So, a couple little girls in Georgia decided they wanted to go to a water park. Rather than going to their parents and whining until the parents caved in, they decided (either on their own, or from mom's suggestion...I don't know which), to run a lemonade stand to raise the money.
Except, apparently, unlicensed lemonade stands are dangerous.
So the cops shut them down - unless they coughed up $50 a day or $180 a year for a permit. (I wonder what the water-park tickets cost...)
So they shut down the stand. As one girl said: "We have to listen to the police."
So they turned to yardwork to earn the money.
Okay, the intended lesson from their parents was: Work hard, and you can earn the things you want.
The lesson they got from the cops: The government runs the show; under zero-tolerance we will harass kids with an innocent lemonade stand just as much as the burger joint that doesn't keep clean. They don't care that you're little girls.
Another lesson, I think: Don't bother becoming an entrepreneur; it's easier and you'll get less harassment and rules heaped on your head to just be a laborer. (Don't try to be a landowner; just be a serf?)
And then, at least according to what I heard on the radio, the water park came through and gave them free tickets. Which is partly a win: the private sector being generous when the public sector has overreached. But I think it's also partly a fail, as the girls didn't really get a chance to earn those tickets. (And I think too many unearned rewards is bad for a person).
And yes, I know: without permitting and health inspections and what-not of EVERYONE we'd all be eating roach-burgers down at the local diner. Or at least that's what proponents of this kind of zero-tolerance thing say. But there's a difference between three girls selling lemonade for a couple of days, and someone running a business where they are selling all kinds of food.
(I think in some districts school bake sales are banned for similar reasons. Or they're only allowed to sell pre-made, "commercial" food, like those already-made-Rice-Krispies treat squares. Which are nowhere as good as the homemade kind, and which probably have all kinds of preservatives and artificial flavors in them).

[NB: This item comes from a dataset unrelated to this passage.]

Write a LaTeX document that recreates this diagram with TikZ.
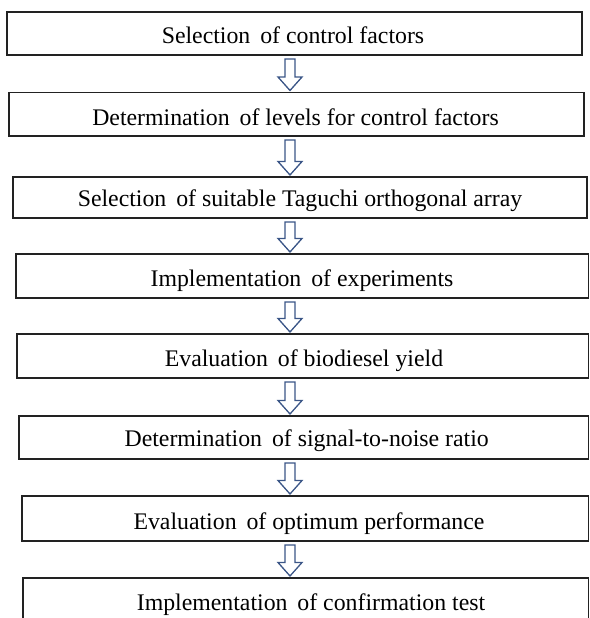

I don't know. With things like lemonade stands or bake sales or hot dog carts or things, I kind of think it can be "buyer beware." I would probably buy a cup of lemonade from a group of little girls wanting to earn water park money; I might not buy a hot-dog from a guy in a dirty-looking trailer.
The government can't legislate that we're all 100% safe, as much as they might like to. Sure, the little girls might be pint-sized Borgias who are trying out their new poison on random people, and the guy in the dirty van might have the best and safest hot dogs in the world. But those are so unlikely that most people are smart enough to trust their experience and intuition.
While I appreciate the Pure Food and Drug act, so I know that bag of flour I'm buying isn't mostly plaster dust, I think police going shutting down a lemonade stand is an over-reach.
I know I tend to see patterns in things that I maybe should not, but I can kind of see a connection between the police coming to the lemonade stand and saying, "Unless you pay for the permit, you are breaking the law and will be in trouble" and a TSA agent looking at a little old woman and deciding she needs a more thorough pat-down.